Imagine a trading regime in which trade rules are determined so as to maximize development potential, particularly that of the poorest nations in the world. Instead of asking, "How do we maximize trade and market access?" negotiators would ask, "How do we enable countries to grow out of poverty?" Would such a regime look different than the one that exists currently?
The answer depends on how one interprets recent economic history and the role that trade openness plays in the course of economic development. The prevailing view in G7 capitals and multilateral lending agencies is that economic growth is dependent upon integration into the global economy. Successful integration in turn requires both enhanced market access in the advanced industrial countries and a range of institutional reforms at home (ranging from legal and administrative reform to safety nets) to render economic openness viable and growth – promoting. This can be ca lled the "enlightened standard view" – enlightened because of its recognition that there is more to integration than simply lowering tariff and non–tariff barriers to trade, and standard because it represents the conventional wisdom.In this conception, the WTO ’s focus on expanding market access and deepening integration through the harmonization of a wide range of "trade–related" practices is precisely what development requires.

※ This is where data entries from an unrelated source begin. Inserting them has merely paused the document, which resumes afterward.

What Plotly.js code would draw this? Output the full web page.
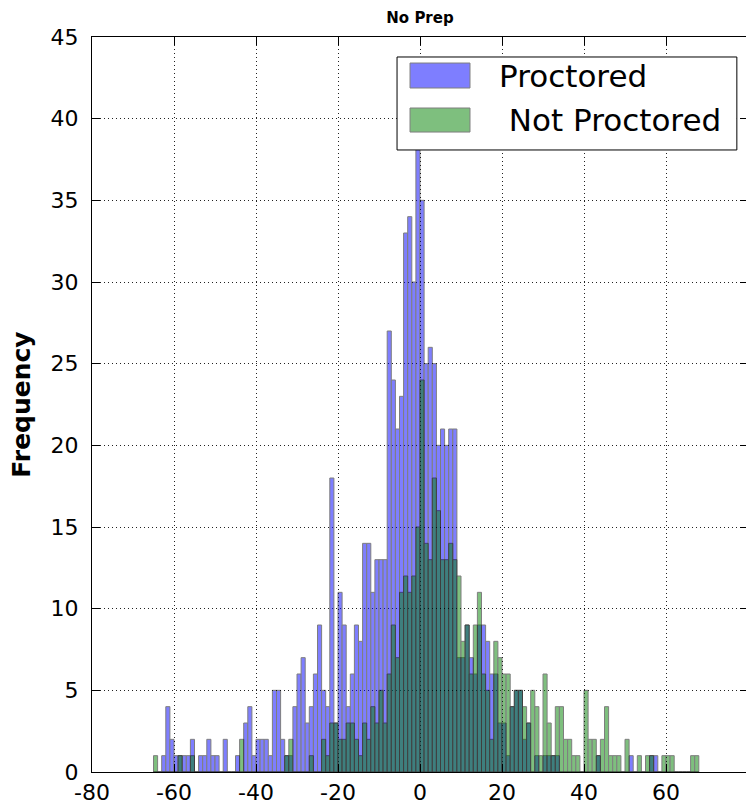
<!DOCTYPE html>
<html>
<head>
<meta charset="utf-8">
<script src="https://cdn.plot.ly/plotly-3.0.1.min.js"></script>
<style>
html,body{margin:0;padding:0;overflow:hidden;background:#fff;}
#chart{width:750px;height:807px;}
</style>
</head>
<body>
<div id="chart"></div>
<script>
// Histogram bins: unit-width bins, first bin's left edge
const binStart = -65;
const binWidth = 1;
// Counts per bin, from left edge -65 up to left edge 67
const proctored = [
  0,0,1,4,2,1,1,1,1,2,      // -65..-56
  0,1,1,2,1,1,0,2,0,0,      // -55..-46
  1,0,3,4,1,2,2,2,1,5,      // -45..-36
  5,2,1,1,4,6,7,3,4,6,      // -35..-26
  9,5,4,18,3,11,9,4,6,9,    // -25..-16
  8,14,14,11,13,13,13,27,24,21, // -15..-6
  23,33,34,30,40,35,25,26,25,20, // -5..4
  21,20,21,21,7,7,9,7,6,9,  // 5..14
  9,8,6,6,3,3,1,4,5,5,      // 15..24
  2,3,0,1,0,1,1,1,1,0,      // 25..34
  0,0,0,0,0,0,0,0,1,0,      // 35..44
  0,0,0,0,0,0,1,0,0,0,      // 45..54
  0,1,1,0,0,0,0,0,0,0,      // 55..64
  0,0,0                     // 65..67
];
const notProctored = [
  1,0,0,0,0,0,1,0,0,1,      // -65..-56
  0,0,0,0,0,0,0,0,0,0,      // -55..-46
  0,2,0,0,0,0,0,0,0,0,      // -45..-36
  0,0,1,2,0,0,0,0,1,0,      // -35..-26
  0,2,1,3,3,2,2,3,3,2,      // -25..-16
  1,3,2,4,3,5,3,6,9,7,      // -15..-6
  11,12,11,12,15,24,14,13,18,16, // -5..4
  13,13,14,13,12,8,9,6,9,11, // 5..14
  6,5,2,8,7,6,6,4,5,5,      // 15..24
  4,3,5,4,1,6,3,1,4,4,      // 25..34
  2,2,1,1,0,5,2,2,1,2,      // 35..44
  4,1,1,1,0,2,0,0,1,0,      // 45..54
  1,1,0,0,1,1,1,0,0,0,      // 55..64
  0,1,1                     // 65..67
];
const seriesNames = ["Proctored", " Not Proctored"];
const seriesColors = ["rgb(0,0,255)", "rgb(0,128,0)"];
const xTicks = [-80,-60,-40,-20,0,20,40,60];
const yTicks = [0,5,10,15,20,25,30,35,40,45];

const centers = proctored.map((_, i) => binStart + binWidth * (i + 0.5));

const common = {
  type: 'bar',
  x: centers,
  width: binWidth,
  opacity: 0.5,
  hoverinfo: 'skip',
  showlegend: false
};
const traces = [
  Object.assign({}, common, {
    y: proctored, name: seriesNames[0],
    marker: {color: seriesColors[0], line: {color: 'black', width: 1}}
  }),
  Object.assign({}, common, {
    y: notProctored, name: seriesNames[1],
    marker: {color: seriesColors[1], line: {color: 'black', width: 1}}
  })
];

// Legend box (matplotlib-style, drawn over the bars) in paper coordinates
const legendBox = {x0: 0.465, x1: 0.983, y0: 0.8463, y1: 0.9728};
const patchX = [0.4848, 0.5762];
const rowY = [[0.9306, 0.9646], [0.8707, 0.9034]];
const shapes = [
  {type: 'rect', xref: 'paper', yref: 'paper', layer: 'above',
   x0: legendBox.x0, x1: legendBox.x1, y0: legendBox.y0, y1: legendBox.y1,
   fillcolor: '#fff', line: {color: '#000', width: 1}}
];
const annotations = [];
seriesNames.forEach((n, i) => {
  shapes.push({type: 'rect', xref: 'paper', yref: 'paper', layer: 'above',
    x0: patchX[0], x1: patchX[1], y0: rowY[i][0], y1: rowY[i][1],
    fillcolor: seriesColors[i], opacity: 0.5, line: {color: '#000', width: 1}});
  annotations.push({xref: 'paper', yref: 'paper', x: 0.6174, y: (rowY[i][0] + rowY[i][1]) / 2,
    xanchor: 'left', yanchor: 'middle', showarrow: false,
    text: n.replace(/^ /, '&nbsp;'),
    font: {family: 'DejaVu Sans', size: 31, color: '#000'}});
});

const xFont = {family: 'DejaVu Sans', size: 22, color: '#000'};
const yFont = {family: 'DejaVu Sans', size: 22, color: '#000'};
const gridDash = '1px,3px';
const layout = {
  width: 750, height: 807,
  margin: {l: 92, r: 2, t: 37, b: 35, pad: 0},
  paper_bgcolor: '#fff', plot_bgcolor: '#fff',
  barmode: 'overlay',
  bargap: 0,
  title: {text: '<b>No Prep</b>', font: {family: 'DejaVu Sans', size: 15, color: '#000'},
          xref: 'paper', x: 0.5, xanchor: 'center', yref: 'container', y: 0.978, yanchor: 'middle'},
  xaxis: {
    range: [-80, 80], tickvals: xTicks, ticktext: xTicks.map(String),
    ticks: 'inside', ticklen: 8, tickcolor: '#000', tickwidth: 1,
    showline: true, linecolor: '#000', linewidth: 1, mirror: 'allticks',
    showgrid: true, gridcolor: '#222', griddash: gridDash, gridwidth: 1,
    zeroline: false, tickfont: xFont, fixedrange: true, ticklabelstandoff: 1
  },
  yaxis: {
    range: [0, 45], tickvals: yTicks, ticktext: yTicks.map(String),
    ticks: 'inside', ticklen: 8, tickcolor: '#000', tickwidth: 1,
    showline: true, linecolor: '#000', linewidth: 1, mirror: 'allticks',
    showgrid: true, gridcolor: '#222', griddash: gridDash, gridwidth: 1,
    zeroline: false, tickfont: yFont, fixedrange: true, ticklabelstandoff: 8,
    title: {text: '<b>Frequency</b>', font: {family: 'DejaVu Sans', size: 25, color: '#000'}, standoff: 12}
  },
  shapes: shapes,
  annotations: annotations,
  showlegend: false
};
Plotly.newPlot('chart', traces, layout, {staticPlot: true, displayModeBar: false});
</script>
</body>
</html>
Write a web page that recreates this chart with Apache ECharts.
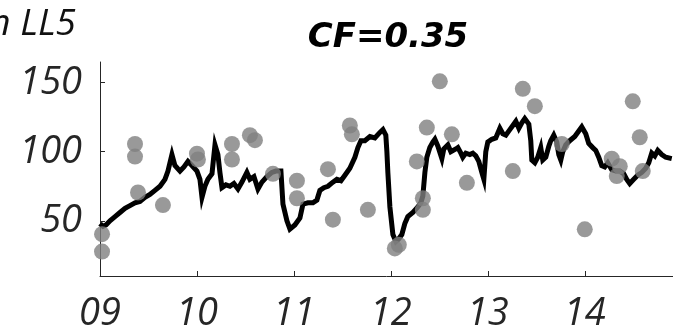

This paper presents an alternative account of economic development, one which questions the centrality of trade and trade policy and emphasizes instead the critical role of domestic institutional innovations. It argues that economic growth is rarely sparked by imported blueprints and opening up the economy is hardly ever critical at the outset. Initial reforms instead tend to combine unconventional institutional innovations with some elements from the orthodox recipe. They are country–specific, based on local knowledge and experimentation. They are targeted to domestic investors and tailored to domestic institutional realities.